■ **THE RECORDS**
>> start

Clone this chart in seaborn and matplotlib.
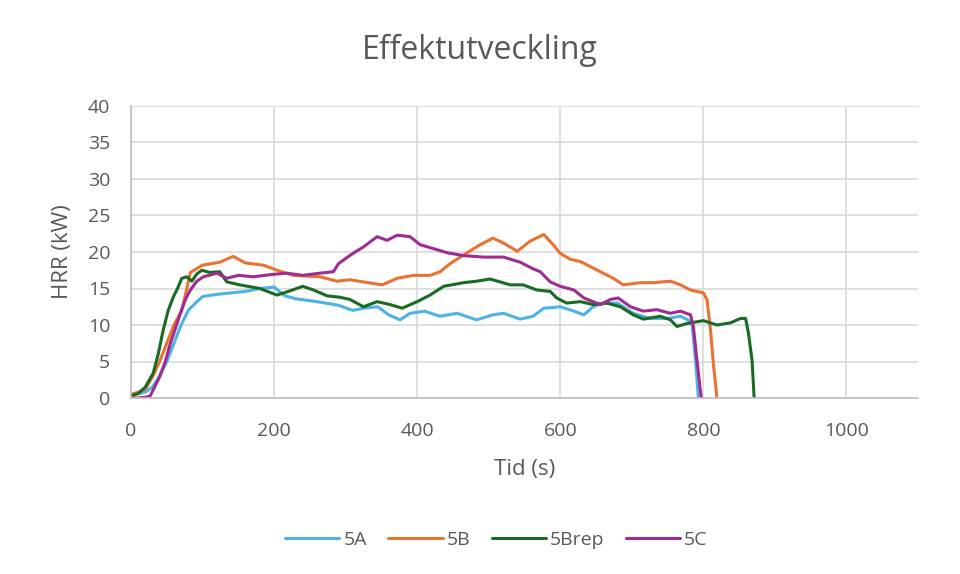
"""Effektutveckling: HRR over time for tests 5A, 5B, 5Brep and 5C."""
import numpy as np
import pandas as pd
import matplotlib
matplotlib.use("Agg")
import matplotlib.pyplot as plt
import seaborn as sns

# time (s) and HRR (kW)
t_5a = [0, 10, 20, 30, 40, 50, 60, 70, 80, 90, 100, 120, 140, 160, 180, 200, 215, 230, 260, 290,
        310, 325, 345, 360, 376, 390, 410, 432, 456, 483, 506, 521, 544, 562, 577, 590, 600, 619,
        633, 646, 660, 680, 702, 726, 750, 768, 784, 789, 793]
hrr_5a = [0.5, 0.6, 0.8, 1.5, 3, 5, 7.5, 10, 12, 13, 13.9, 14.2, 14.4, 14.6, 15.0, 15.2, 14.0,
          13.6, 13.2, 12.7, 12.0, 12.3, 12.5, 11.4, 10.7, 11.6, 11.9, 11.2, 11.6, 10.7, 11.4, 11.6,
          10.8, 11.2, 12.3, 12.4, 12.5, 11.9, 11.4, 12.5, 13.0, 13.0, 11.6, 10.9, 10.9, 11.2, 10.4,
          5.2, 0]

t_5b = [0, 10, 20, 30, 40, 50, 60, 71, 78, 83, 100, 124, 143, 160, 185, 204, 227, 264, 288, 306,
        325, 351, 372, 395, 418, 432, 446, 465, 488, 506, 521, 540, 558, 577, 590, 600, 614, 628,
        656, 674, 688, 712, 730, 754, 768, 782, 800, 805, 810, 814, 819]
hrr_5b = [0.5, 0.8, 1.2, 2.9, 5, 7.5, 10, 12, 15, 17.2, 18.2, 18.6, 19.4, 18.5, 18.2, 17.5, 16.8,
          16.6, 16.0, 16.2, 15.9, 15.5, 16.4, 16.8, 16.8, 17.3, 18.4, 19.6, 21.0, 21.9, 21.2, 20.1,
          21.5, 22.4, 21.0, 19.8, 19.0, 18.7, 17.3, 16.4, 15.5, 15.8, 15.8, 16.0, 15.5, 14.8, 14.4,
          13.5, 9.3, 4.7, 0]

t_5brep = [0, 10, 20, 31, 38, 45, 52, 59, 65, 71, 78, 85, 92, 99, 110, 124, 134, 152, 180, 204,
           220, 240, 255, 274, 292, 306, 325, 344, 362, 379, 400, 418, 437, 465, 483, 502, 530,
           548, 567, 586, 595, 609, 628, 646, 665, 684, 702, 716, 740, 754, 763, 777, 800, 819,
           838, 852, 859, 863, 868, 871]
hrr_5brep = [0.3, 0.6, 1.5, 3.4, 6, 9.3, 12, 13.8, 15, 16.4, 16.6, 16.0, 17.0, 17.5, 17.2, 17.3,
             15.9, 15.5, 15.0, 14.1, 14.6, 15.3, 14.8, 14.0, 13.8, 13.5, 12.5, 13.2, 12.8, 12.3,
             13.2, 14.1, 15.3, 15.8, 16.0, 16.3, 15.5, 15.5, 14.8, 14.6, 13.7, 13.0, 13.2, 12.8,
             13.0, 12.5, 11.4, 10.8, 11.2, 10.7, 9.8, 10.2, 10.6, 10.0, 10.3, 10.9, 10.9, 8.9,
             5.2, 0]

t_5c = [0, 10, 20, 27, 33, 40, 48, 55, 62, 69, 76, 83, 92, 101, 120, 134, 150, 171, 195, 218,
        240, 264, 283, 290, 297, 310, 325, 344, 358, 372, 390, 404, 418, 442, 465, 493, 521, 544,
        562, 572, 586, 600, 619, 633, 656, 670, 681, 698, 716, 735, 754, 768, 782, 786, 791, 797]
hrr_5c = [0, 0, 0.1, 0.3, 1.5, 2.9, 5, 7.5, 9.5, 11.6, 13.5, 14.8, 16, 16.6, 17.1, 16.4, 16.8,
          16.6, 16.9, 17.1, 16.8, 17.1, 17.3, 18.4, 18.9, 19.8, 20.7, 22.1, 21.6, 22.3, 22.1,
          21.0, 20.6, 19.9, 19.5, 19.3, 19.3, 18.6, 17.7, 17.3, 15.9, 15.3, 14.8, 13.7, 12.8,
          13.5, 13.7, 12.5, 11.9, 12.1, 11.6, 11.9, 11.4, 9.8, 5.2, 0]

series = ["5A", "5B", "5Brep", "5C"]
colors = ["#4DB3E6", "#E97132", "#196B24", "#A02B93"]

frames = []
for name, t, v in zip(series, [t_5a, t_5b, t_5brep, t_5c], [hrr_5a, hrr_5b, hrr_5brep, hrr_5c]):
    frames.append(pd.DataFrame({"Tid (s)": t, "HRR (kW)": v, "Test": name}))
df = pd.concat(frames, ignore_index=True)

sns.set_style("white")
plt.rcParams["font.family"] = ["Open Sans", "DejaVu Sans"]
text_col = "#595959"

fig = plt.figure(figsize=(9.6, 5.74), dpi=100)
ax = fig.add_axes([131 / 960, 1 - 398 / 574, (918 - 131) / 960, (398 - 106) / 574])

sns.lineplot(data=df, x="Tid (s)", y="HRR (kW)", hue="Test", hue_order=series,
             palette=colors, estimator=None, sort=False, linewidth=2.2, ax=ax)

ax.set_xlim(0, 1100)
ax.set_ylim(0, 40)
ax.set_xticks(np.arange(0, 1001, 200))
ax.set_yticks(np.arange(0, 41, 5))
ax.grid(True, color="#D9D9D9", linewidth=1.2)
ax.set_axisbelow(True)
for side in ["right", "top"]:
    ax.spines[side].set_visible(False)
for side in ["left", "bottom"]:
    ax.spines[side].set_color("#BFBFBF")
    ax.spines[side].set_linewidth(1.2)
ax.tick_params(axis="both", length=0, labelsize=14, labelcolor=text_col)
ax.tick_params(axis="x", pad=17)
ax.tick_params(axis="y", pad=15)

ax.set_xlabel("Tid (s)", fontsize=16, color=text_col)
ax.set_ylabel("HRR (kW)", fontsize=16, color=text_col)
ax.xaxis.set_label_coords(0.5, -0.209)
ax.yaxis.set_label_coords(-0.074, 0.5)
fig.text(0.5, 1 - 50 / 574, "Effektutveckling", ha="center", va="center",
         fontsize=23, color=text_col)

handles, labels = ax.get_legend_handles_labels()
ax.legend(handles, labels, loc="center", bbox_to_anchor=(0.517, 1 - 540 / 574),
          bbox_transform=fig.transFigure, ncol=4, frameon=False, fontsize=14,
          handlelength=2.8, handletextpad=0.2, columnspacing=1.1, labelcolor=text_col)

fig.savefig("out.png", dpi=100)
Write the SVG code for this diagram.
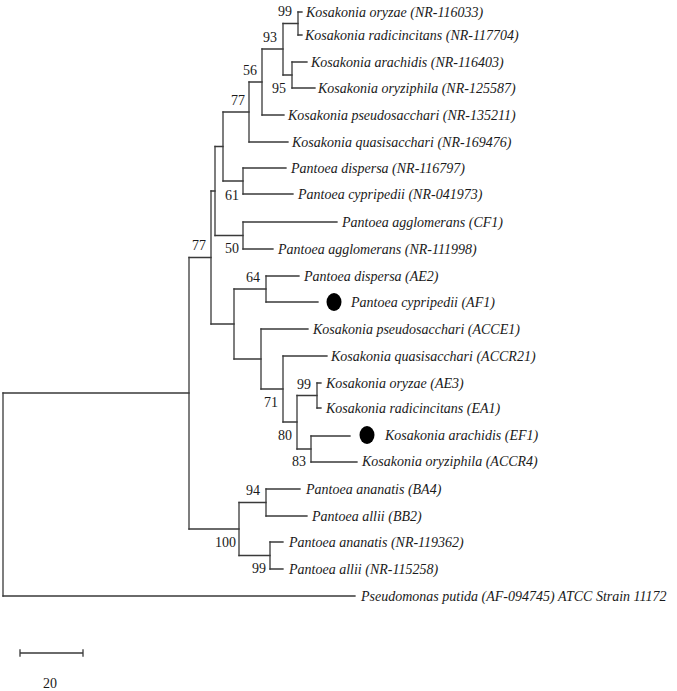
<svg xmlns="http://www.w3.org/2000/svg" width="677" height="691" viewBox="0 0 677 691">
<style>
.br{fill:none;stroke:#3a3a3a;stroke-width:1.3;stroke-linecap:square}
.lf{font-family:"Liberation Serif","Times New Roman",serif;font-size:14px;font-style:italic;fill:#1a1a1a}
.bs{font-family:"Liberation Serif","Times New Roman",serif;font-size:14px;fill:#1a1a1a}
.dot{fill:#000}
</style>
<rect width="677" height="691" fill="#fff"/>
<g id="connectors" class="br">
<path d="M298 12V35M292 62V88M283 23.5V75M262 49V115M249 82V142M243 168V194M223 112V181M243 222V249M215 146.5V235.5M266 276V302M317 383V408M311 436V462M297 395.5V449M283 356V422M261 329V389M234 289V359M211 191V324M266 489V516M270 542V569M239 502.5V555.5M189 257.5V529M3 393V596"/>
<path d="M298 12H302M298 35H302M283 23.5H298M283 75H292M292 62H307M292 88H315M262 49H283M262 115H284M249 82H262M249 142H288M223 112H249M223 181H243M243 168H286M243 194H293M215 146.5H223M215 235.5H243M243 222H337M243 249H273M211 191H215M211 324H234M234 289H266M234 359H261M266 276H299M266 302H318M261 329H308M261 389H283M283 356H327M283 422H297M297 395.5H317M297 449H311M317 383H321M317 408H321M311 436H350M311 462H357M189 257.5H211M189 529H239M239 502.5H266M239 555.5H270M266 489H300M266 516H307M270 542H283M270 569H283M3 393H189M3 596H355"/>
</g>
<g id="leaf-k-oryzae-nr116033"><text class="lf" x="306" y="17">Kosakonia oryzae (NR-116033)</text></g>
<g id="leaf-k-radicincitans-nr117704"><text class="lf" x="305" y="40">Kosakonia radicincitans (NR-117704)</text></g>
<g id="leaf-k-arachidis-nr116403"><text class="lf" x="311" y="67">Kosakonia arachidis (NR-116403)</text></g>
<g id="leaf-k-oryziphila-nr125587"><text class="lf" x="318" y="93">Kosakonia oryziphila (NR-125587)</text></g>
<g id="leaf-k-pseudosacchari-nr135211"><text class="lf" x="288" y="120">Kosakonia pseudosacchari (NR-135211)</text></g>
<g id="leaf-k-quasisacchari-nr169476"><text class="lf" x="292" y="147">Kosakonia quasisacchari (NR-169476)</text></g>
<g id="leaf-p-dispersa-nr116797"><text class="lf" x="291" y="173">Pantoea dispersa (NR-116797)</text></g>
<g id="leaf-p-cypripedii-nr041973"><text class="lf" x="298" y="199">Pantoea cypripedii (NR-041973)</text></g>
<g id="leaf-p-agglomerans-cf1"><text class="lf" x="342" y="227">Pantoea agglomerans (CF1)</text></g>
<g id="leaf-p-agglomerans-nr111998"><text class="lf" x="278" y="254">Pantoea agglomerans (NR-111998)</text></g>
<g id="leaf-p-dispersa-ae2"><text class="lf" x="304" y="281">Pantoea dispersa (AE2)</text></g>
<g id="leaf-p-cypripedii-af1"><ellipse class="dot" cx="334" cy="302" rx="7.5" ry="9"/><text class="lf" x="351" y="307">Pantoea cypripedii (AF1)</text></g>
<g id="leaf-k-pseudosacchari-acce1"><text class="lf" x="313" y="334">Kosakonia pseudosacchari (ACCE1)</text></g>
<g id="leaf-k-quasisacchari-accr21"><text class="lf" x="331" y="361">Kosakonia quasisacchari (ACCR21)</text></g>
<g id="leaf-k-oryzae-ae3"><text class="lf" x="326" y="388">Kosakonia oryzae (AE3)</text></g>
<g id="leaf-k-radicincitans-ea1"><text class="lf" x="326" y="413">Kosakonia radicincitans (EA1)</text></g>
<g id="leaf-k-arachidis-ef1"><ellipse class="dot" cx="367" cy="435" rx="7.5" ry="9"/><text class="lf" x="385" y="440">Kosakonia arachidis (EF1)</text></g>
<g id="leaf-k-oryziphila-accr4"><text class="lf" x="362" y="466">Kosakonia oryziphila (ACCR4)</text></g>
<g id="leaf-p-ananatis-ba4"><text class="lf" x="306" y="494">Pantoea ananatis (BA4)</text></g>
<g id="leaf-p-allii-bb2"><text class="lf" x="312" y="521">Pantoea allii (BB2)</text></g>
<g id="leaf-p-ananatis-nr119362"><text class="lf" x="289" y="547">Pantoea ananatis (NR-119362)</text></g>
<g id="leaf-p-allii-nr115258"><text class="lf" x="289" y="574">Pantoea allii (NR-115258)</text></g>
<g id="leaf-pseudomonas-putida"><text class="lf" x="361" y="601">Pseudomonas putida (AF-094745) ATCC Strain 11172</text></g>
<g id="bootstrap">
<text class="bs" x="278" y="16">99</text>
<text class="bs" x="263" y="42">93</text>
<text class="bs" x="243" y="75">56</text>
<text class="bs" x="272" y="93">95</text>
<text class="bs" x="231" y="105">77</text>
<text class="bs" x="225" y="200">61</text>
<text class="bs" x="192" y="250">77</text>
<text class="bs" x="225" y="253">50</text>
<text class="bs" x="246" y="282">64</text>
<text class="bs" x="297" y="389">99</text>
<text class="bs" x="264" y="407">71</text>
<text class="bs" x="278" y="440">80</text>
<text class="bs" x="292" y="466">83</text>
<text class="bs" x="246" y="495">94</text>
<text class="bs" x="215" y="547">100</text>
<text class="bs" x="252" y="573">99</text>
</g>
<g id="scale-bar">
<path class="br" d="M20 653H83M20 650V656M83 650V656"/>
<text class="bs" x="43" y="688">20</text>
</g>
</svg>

>> end

■ **EXERCISE PROMPT**
How many lines of the data contain the word "chart"? Answer with the number alone.

■ **RIGHT ANSWER**
1